Encode with confidence
Programming a batch of credentials is the part that goes wrong at scale, so encoding is built around verification. Export the attendee-to-ID map to program your devices, then upload the encoded file back and Geiger checks it against a computed checksum before the event — so you catch a mismatch in the office, not at the gate with a line building behind it. Turn checksum verification on and every batch is validated before it ever touches an attendee.
Built for the parts QR can't reach
Smart badges and RFID open up things a paper or phone ticket can't do well: fast re-entry across a multi-day pass, tap access to specific zones, and a credential that survives a weekend outdoors. Because each tap is tied to an attendee identity, entries still feed your attendee records and real-time attendance the same way a scan does — you get the speed of a tap without giving up the data of a check-in.
Alongside, not instead of
RFID and NFC don't replace the rest of your door — they join it. The same event can admit some attendees by wristband tap and others by QR ticket or wallet pass, all against one list, so you're never locked into a single method. Turn it on for the events that need it and leave it off for the ones that don't, and switch it on per event from the check-in settings when it applies.
One credential, less to carry
A wristband or smart badge is also one fewer thing for an attendee to manage across a long event. There's no phone to keep charged, no email to keep handy, and nothing to re-download if a device resets — the credential is on their wrist or around their neck for the duration. For a multi-day pass, that durability is the difference between a smooth weekend and a re-issue desk with a line.
Where it fits
RFID, NFC, and smart badges are the high-throughput end of the on-site suite, sitting next to QR tickets, wallet passes, badge printing, and lead retrieval.
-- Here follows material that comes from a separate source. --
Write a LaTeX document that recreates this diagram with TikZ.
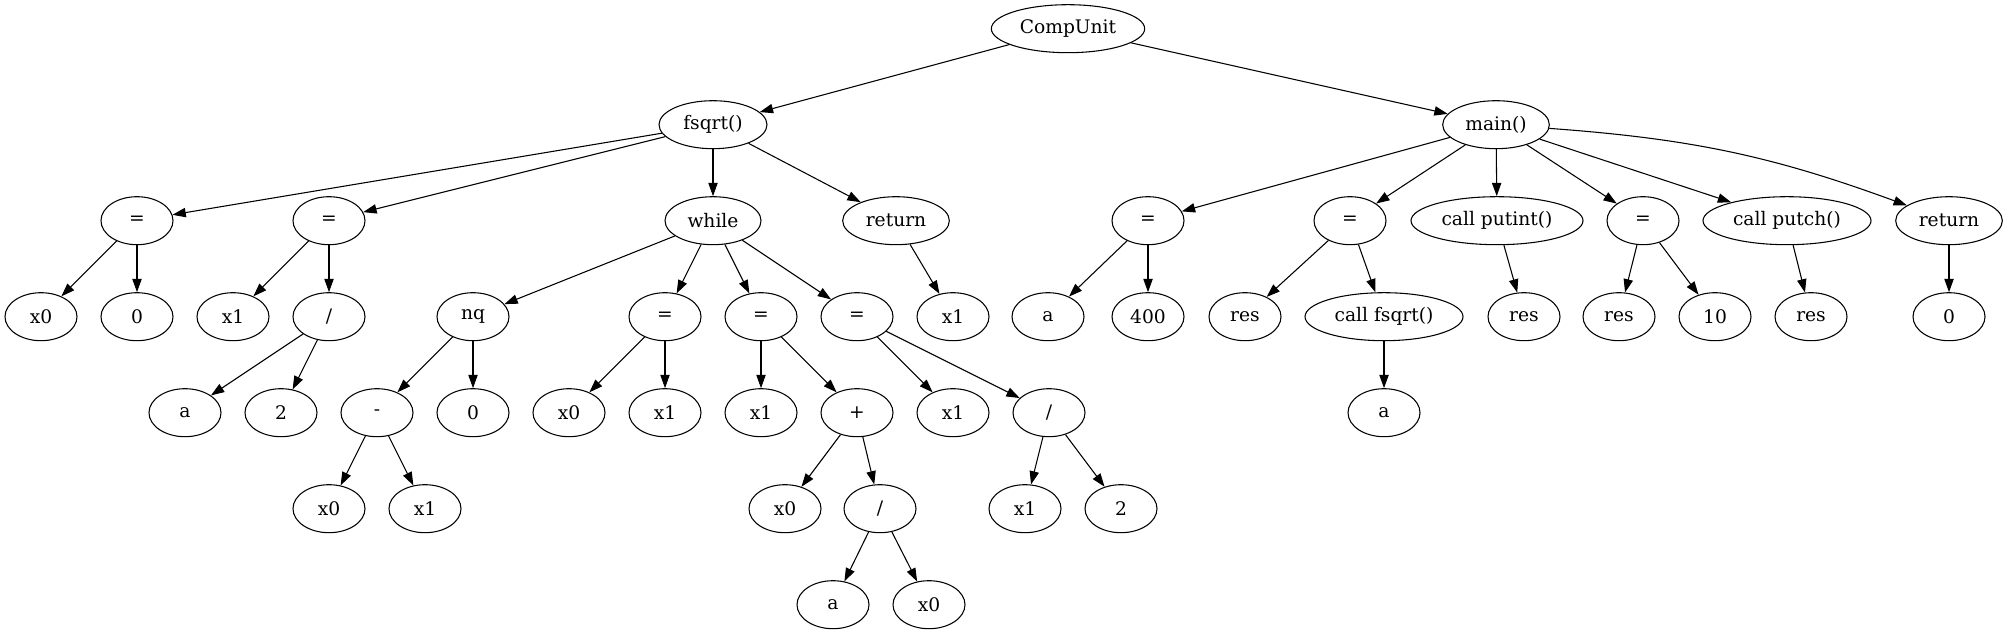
\documentclass[tikz,border=0pt]{standalone}
\usepackage{fontspec}
\setmainfont{DejaVu Serif}
\usetikzlibrary{shapes, arrows.meta}

\tikzset{
    ast/.style={draw, ellipse, line width=0.8pt, minimum width=54pt, minimum height=36pt,
        inner sep=0pt, font=\fontsize{14}{16}\selectfont},
    edge/.style={line width=0.8pt, -{Triangle[length=10pt,width=7pt]}}
}

\begin{document}
\begin{tikzpicture}[x=0.75pt, y=-0.75pt]
    \useasboundingbox (0,0) rectangle (2008,635);
    % root and functions
    \node[ast, minimum width=115pt](CU) at (1068,28.7) {CompUnit};
    \node[ast, minimum width=81pt](fsqrt) at (713,124.7) {fsqrt()};
    \node[ast, minimum width=80pt](main) at (1496,124.7) {main()};
    \draw[edge] (CU) -- (fsqrt);
    \draw[edge] (CU) -- (main);

    % body of fsqrt()
    \node[ast](asg_a) at (137,220.7) {=};
    \node[ast](asg_b) at (329,220.7) {=};
    \node[ast, minimum width=72pt](while) at (713,220.7) {while};
    \node[ast, minimum width=80pt](ret_f) at (896,220.7) {return};
    \draw[edge] (fsqrt) -- (asg_a);
    \draw[edge] (fsqrt) -- (asg_b);
    \draw[edge] (fsqrt) -- (while);
    \draw[edge] (fsqrt) -- (ret_f);

    \node[ast](x0_a) at (41,316.7) {x0};
    \node[ast](zero_a) at (137,316.7) {0};
    \draw[edge] (asg_a) -- (x0_a);
    \draw[edge] (asg_a) -- (zero_a);
    \node[ast](x1_a) at (233,316.7) {x1};
    \node[ast](div_a) at (329,316.7) {/};
    \draw[edge] (asg_b) -- (x1_a);
    \draw[edge] (asg_b) -- (div_a);
    \node[ast](a_a) at (185,412.7) {a};
    \node[ast](two_a) at (281,412.7) {2};
    \draw[edge] (div_a) -- (a_a);
    \draw[edge] (div_a) -- (two_a);

    % while loop
    \node[ast](nq) at (473,316.7) {nq};
    \node[ast](asg_c) at (665,316.7) {=};
    \node[ast](asg_d) at (761,316.7) {=};
    \node[ast](asg_e) at (857,316.7) {=};
    \draw[edge] (while) -- (nq);
    \draw[edge] (while) -- (asg_c);
    \draw[edge] (while) -- (asg_d);
    \draw[edge] (while) -- (asg_e);
    \node[ast](x1_r) at (953,316.7) {x1};
    \draw[edge] (ret_f) -- (x1_r);

    \node[ast](minus) at (377,412.7) {-};
    \node[ast](zero_b) at (473,412.7) {0};
    \draw[edge] (nq) -- (minus);
    \draw[edge] (nq) -- (zero_b);
    \node[ast](x0_b) at (329,508.7) {x0};
    \node[ast](x1_b) at (425,508.7) {x1};
    \draw[edge] (minus) -- (x0_b);
    \draw[edge] (minus) -- (x1_b);

    \node[ast](x0_c) at (569,412.7) {x0};
    \node[ast](x1_c) at (665,412.7) {x1};
    \draw[edge] (asg_c) -- (x0_c);
    \draw[edge] (asg_c) -- (x1_c);

    \node[ast](x1_d) at (761,412.7) {x1};
    \node[ast](plus) at (857,412.7) {+};
    \draw[edge] (asg_d) -- (x1_d);
    \draw[edge] (asg_d) -- (plus);
    \node[ast](x0_d) at (785,508.7) {x0};
    \node[ast](div_b) at (880,508.7) {/};
    \draw[edge] (plus) -- (x0_d);
    \draw[edge] (plus) -- (div_b);
    \node[ast](a_b) at (833,604.7) {a};
    \node[ast](x0_e) at (929,604.7) {x0};
    \draw[edge] (div_b) -- (a_b);
    \draw[edge] (div_b) -- (x0_e);

    \node[ast](x1_e) at (953,412.7) {x1};
    \node[ast](div_c) at (1049,412.7) {/};
    \draw[edge] (asg_e) -- (x1_e);
    \draw[edge] (asg_e) -- (div_c);
    \node[ast](x1_f) at (1025,508.7) {x1};
    \node[ast](two_b) at (1121,508.7) {2};
    \draw[edge] (div_c) -- (x1_f);
    \draw[edge] (div_c) -- (two_b);

    % body of main()
    \node[ast](asg_m1) at (1148,220.7) {=};
    \node[ast](asg_m2) at (1350,220.7) {=};
    \node[ast, minimum width=129pt](putint) at (1497,220.7) {call putint()};
    \node[ast](asg_m3) at (1643,220.7) {=};
    \node[ast, minimum width=126pt](putch) at (1787,220.7) {call putch()};
    \node[ast, minimum width=80pt](ret_m) at (1949,220.7) {return};
    \draw[edge] (main) -- (asg_m1);
    \draw[edge] (main) -- (asg_m2);
    \draw[edge] (main) -- (putint);
    \draw[edge] (main) -- (asg_m3);
    \draw[edge] (main) -- (putch);
    \draw[edge] (main) to[bend left=8] (ret_m);

    \node[ast](a_m) at (1048,316.7) {a};
    \node[ast](n400) at (1148,316.7) {400};
    \draw[edge] (asg_m1) -- (a_m);
    \draw[edge] (asg_m1) -- (n400);
    \node[ast](res_a) at (1245,316.7) {res};
    \node[ast, minimum width=118.5pt](callf) at (1384,316.7) {call fsqrt()};
    \draw[edge] (asg_m2) -- (res_a);
    \draw[edge] (asg_m2) -- (callf);
    \node[ast](a_c) at (1384,412.7) {a};
    \draw[edge] (callf) -- (a_c);
    \node[ast](res_b) at (1524,316.7) {res};
    \draw[edge] (putint) -- (res_b);
    \node[ast](res_c) at (1619,316.7) {res};
    \node[ast](ten) at (1715,316.7) {10};
    \draw[edge] (asg_m3) -- (res_c);
    \draw[edge] (asg_m3) -- (ten);
    \node[ast](res_d) at (1811,316.7) {res};
    \draw[edge] (putch) -- (res_d);
    \node[ast](zero_m) at (1949,316.7) {0};
    \draw[edge] (ret_m) -- (zero_m);
\end{tikzpicture}
\end{document}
For how the full toolkit works together, see the check-in page, and check what's included on each plan on the pricing page.
Why it matters
Every method of entry is really a trade between speed, resilience, and cost. QR is instant to issue; a tap is instant to read. For a gate moving thousands of people, or an outdoor event where phones die and screens fog, a physical credential that admits on contact — and that you've verified before the doors open — is what keeps the line short and the entrance calm.
Geiger Events is actively shipping. Some capabilities described here are rolling out and specifics may change.